Drop every picture. Then return, exactly, the lines from the beginning of the listing below through the one containing "4.0, 4.8, 9.6]".
---
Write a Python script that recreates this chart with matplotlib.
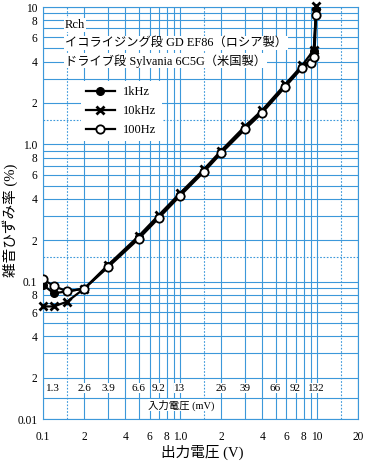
import matplotlib
matplotlib.use("Agg")
import matplotlib.pyplot as plt
from matplotlib.lines import Line2D

plt.rcParams['font.family'] = ['Liberation Serif', 'Noto Sans CJK JP', 'DejaVu Sans']

# measured data (output voltage V -> THD+N %)
x_1k = [0.1, 0.12, 0.15, 0.2, 0.3, 0.5, 0.7, 1.0, 1.5, 2.0, 3.0, 4.0, 5.9, 7.8, 9.0, 9.5, 9.9]
thd_1k = [0.0946, 0.0823, 0.085, 0.089, 0.13, 0.21, 0.295, 0.43, 0.64, 0.875, 1.31, 1.73, 2.68, 3.65, 4.0, 4.8, 9.6]

x_10k = [0.1, 0.12, 0.15, 0.2, 0.3, 0.5, 0.7, 1.0, 1.5, 2.0, 3.0, 4.0, 5.9, 7.8, 9.5, 9.9]
thd_10k = [0.066, 0.066, 0.0715, 0.089, 0.133, 0.215, 0.305, 0.44, 0.66, 0.90, 1.36, 1.78, 2.75, 3.75, 4.86, 10.2]

x_100 = [0.1, 0.12, 0.15, 0.2, 0.3, 0.5, 0.7, 1.0, 1.5, 2.0, 3.0, 4.0, 5.9, 7.8, 9.0, 9.6, 9.9]
thd_100 = [0.104, 0.093, 0.085, 0.089, 0.128, 0.205, 0.29, 0.42, 0.63, 0.86, 1.29, 1.70, 2.63, 3.6, 3.93, 4.35, 8.8]

# input voltage (mV) needed for given output voltage
in_out_v = [0.1, 0.2, 0.3, 0.5, 0.7, 1.0, 2.0, 3.0, 5.0, 7.0, 10.0]
in_mv_labels = ["1.3", "2.6", "3.9", "6.6", "9.2", "13", "26", "39", "66", "92", "132"]

xtick_pos = [0.1, 0.2, 0.4, 0.6, 0.8, 1, 2, 4, 6, 8, 10, 20]
xtick_lab = ["0.1", "2", "4", "6", "8", "1.0", "2", "4", "6", "8", "10", "20"]
ytick_pos = [10, 8, 6, 4, 2, 1, 0.8, 0.6, 0.4, 0.2, 0.1, 0.08, 0.06, 0.04, 0.02, 0.01]
ytick_lab = ["10", "8", "6", "4", "2", "1.0", "8", "6", "4", "2", "0.1", "8", "6", "4", "2", "0.01"]

grid_c = '#3c98da'

fig = plt.figure(figsize=(3.66, 4.61), dpi=100)
ax = fig.add_axes([43/366, 1-419/461, 315/366, 412/461])
ax.set_xscale('log')
ax.set_yscale('log')
ax.set_xlim(0.1, 20)
ax.set_ylim(0.01, 10)

# graph paper grid
for dec in [0.1, 1, 10]:
    for m in range(1, 10):
        v = dec * m
        if v <= 20:
            ax.axvline(v, color=grid_c, lw=0.8, zorder=1)
    if dec * 1.5 < 20:
        ax.axvline(dec * 1.5, color=grid_c, lw=0.8, ls=(0, (1.5, 1.5)), zorder=1)
ax.axvline(20, color=grid_c, lw=0.8, zorder=1)
for dec in [0.01, 0.1, 1]:
    for m in range(1, 10):
        ax.axhline(dec * m, color=grid_c, lw=0.8, zorder=1)
    if dec > 0.01:
        ax.axhline(dec * 1.5, color=grid_c, lw=0.8, ls=(0, (1.5, 1.5)), zorder=1)
ax.axhline(10, color=grid_c, lw=0.8, zorder=1)
ax.axhline(0.0143, color=grid_c, lw=0.8, zorder=1)

for s in ax.spines.values():
    s.set_color(grid_c)
    s.set_linewidth(0.8)

ax.set_xticks(xtick_pos, xtick_lab)
ax.set_yticks(ytick_pos, ytick_lab)
ax.minorticks_off()
ax.tick_params(length=0, labelsize=8.3)
ax.tick_params(axis='x', pad=9)
ax.tick_params(axis='y', pad=4)

# curves
ax.plot(x_10k, thd_10k, color='black', lw=1.6, marker='x', ms=5.5, mew=2,
        label='10kHz', zorder=4, clip_on=False)
ax.plot(x_1k, thd_1k, color='black', lw=1.6, marker='o', ms=5.5,
        label='1kHz', zorder=5)
ax.plot(x_100, thd_100, color='black', lw=1.6, marker='o', ms=6, mfc='white',
        mew=1.3, label='100Hz', zorder=6)

handles = [
    Line2D([], [], color='black', lw=1.6, marker='o', ms=5.5),
    Line2D([], [], color='black', lw=1.6, marker='x', ms=5.5, mew=2),
    Line2D([], [], color='black', lw=1.6, marker='o', ms=6, mfc='white', mew=1.3),
]
leg = ax.legend(handles, ['1kHz', '10kHz', '100Hz'], loc='upper left',
                bbox_to_anchor=(0.12, 0.82), fontsize=9, handlelength=2.3,
                handletextpad=0.7, labelspacing=0.55, borderpad=0.4,
                borderaxespad=0, frameon=True, fancybox=False, framealpha=1,
                edgecolor='none', facecolor='white')
leg.set_zorder(7)

# annotation block
box = dict(facecolor='white', edgecolor='none', pad=0.5)
ax.text(0.07, 0.956, 'Rch', transform=ax.transAxes, fontsize=9, va='center', bbox=box, zorder=7)
ax.text(0.07, 0.913, 'イコライジング段 GD EF86（ロシア製）', transform=ax.transAxes,
        fontsize=8.8, va='center', bbox=box, zorder=7)
ax.text(0.07, 0.869, 'ドライブ段 Sylvania 6C5G（米国製）', transform=ax.transAxes,
        fontsize=8.8, va='center', bbox=box, zorder=7)

# input voltage row
lab_box = dict(facecolor='white', edgecolor='none', pad=0.3)
for i, (xv, lab) in enumerate(zip(in_out_v, in_mv_labels)):
    if i == 0:
        ax.annotate(lab, xy=(xv, 0.0168), xytext=(2, 0), textcoords='offset points',
                    ha='left', va='center', fontsize=8, bbox=lab_box, zorder=3)
    else:
        ax.text(xv, 0.0168, lab, ha='center', va='center', fontsize=8, bbox=lab_box, zorder=3)
ax.text(1.03, 0.0126, '入力電圧 (mV)', ha='center', va='center', fontsize=7.5,
        bbox=lab_box, zorder=3)

fig.text(202/366, 1-452/461, '出力電圧 (V)', ha='center', va='center', fontsize=10.5)
fig.text(10/366, 1-220/461, '雑音ひずみ率 (%)', ha='center', va='center', fontsize=10.5,
         rotation=90)

fig.savefig('out.png', dpi=100, facecolor='white')
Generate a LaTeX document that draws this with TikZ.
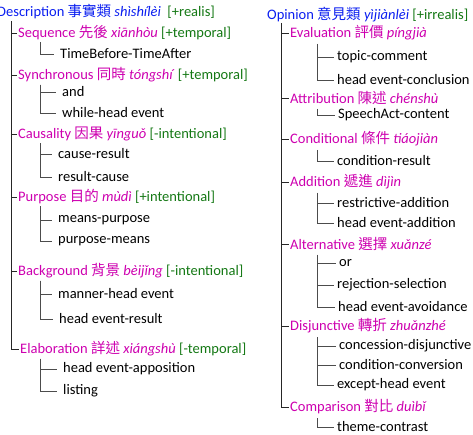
---
### Expected answer
Write a Python script that recreates this chart with matplotlib.
import matplotlib
matplotlib.use("Agg")
import matplotlib.pyplot as plt
from matplotlib.lines import Line2D

plt.rcParams['font.family'] = ['Liberation Serif', 'Noto Sans CJK JP', 'DejaVu Sans']

# measured data (output voltage V -> THD+N %)
x_1k = [0.1, 0.12, 0.15, 0.2, 0.3, 0.5, 0.7, 1.0, 1.5, 2.0, 3.0, 4.0, 5.9, 7.8, 9.0, 9.5, 9.9]
thd_1k = [0.0946, 0.0823, 0.085, 0.089, 0.13, 0.21, 0.295, 0.43, 0.64, 0.875, 1.31, 1.73, 2.68, 3.65, 4.0, 4.8, 9.6]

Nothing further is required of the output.